Projects

Projects

Running experiments on real world data using standard machine learning techniques is fun. Running experiments using non-standard techniques on real world data is even better. This is what drew me into machine learning. I get a chance to make up algorithms. Except for the rare slice-of-life musings, each one of my posts here is an experiment.

Most of these ‘experiments’ will just be to implement the algorithms myself, and modify them in some controlled and limited ways to observe changes in performance. Having implemented them, my hope is that I would become more fluent in these algorithms. Even if the experiments lead nowhere, I will have learned something about the performance envelope of these algorithms. Who knows, perhaps I'd be lucky and one of these might be new and useful.
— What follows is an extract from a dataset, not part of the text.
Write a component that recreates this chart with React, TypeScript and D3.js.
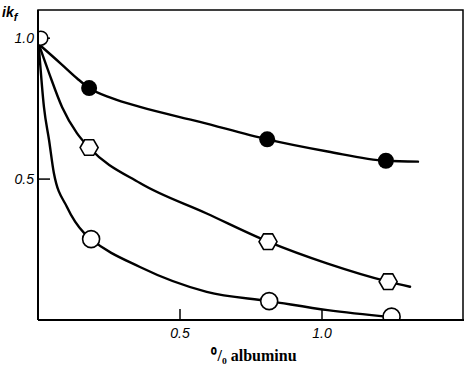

But in machine learning these days, to have any hopes of inventing something truly novel and effective, it seems one has to be a PhD student or a PhD-trained researcher. I am neither, so I'll just have to be creative and stumble along the way. But to limit the stumbling, I would have to know the theory behind these algorithms. This is the not-fun part of my experiments. :)

Simple algorithms... pushed to their limits

I am interested in simple algorithms, so most of my tests will start with simple algorithms. These simple algorithms are often not the strongest classifiers, so the obvious experiment is to push them to their limits. For example, a generic and simple classifier run against the MNIST handwritten digit recognition dataset might correctly classify digits about ~95% of the time. In contrast, the state-of-the-art techniques (and ensembles of different techniques), with various levels of explicit or implicit feature engineering, hovers north of 99%. It would thus be quite interesting if these simple classifiers could be nudged closer to 99%.

The kNN algorithm and its suitability for simple blue-sky experiments

In machine learning, there is nothing simpler than nearest neighbors (NN, or kNN). kNN is very simple: the algorithm finds the nearest known neighbor (or k neighbors) of an unknown object, and uses that (those) known neighbor(s) as the basis for identifying the unknown object. For something so simple, kNN is surprisingly effective in many situations where there is enough training data. Just think about this: a simple comparison-based algorithm can correctly 'read' handwritten digits ~95% of the time!

Its advantage is that it is non-linear. While it is fairly accurate (low bias), its main disadvantage is its dependence on the available input (high variance). It has other constraints, such as memory requirements and slow speed (being a memory/instance-based learner), and relatively pronounced susceptibility to noise and training data size in high dimensional problems (i.e., the curse of dimensionality).

But given the choice, I would prefer a low bias-high variance model over the opposite. Unlike linear models, there is practically nothing that a kNN cannot model, assuming there is a consistent pattern that can be extracted from available features. Unlike other non-linear (kernel-based linear) models, there is no assumption of any particular kernel. A kNN decision boundary can contort through hyspace as much as its training data imposes, and that flexibility confers it the ability to achieve a good baseline accuracy in many situations (i.e., low bias). With its decision boundary explicitly and directly dependent on the training data, a kNN does suffer from the set of training data used in each model (i.e., the high variance issue, where the decision boundary of each kNN model is unique and unlike those of other kNN models). So the challenge is to ease the variance problem in kNN without sacrificing the inherent low bias.

But I digress. All these is to say that a kNN is a good start for experimentation. The challenge then is how to deal with limited training data.

Experiment candidates

I initially intend to run experiments on the following classifiers, using standard libraries or my own code where I need to make changes to an algorithm: nearest neighbors (kNN), k-means clustering, tfidf (in domains atypical for tf-idf), decision trees, ensembles of decision trees, including Random Forests, linear classifiers, kernel-based linear classifiers, and ensembles of different types of classifiers. I also want to explore extensions of similarity-based algorithms, for example k-means+kNN, RBFs and mixture of Gaussians.

Of course, this list might change. But for now, I will avoid multi-layer neural network classifiers and deep networks, and gradient boosted machines (e.g., XGBoost). They are already too successful. They also require a huge amount of training data and repetitive training to guarantee their high performance, which is what I philosophically would like to avoid.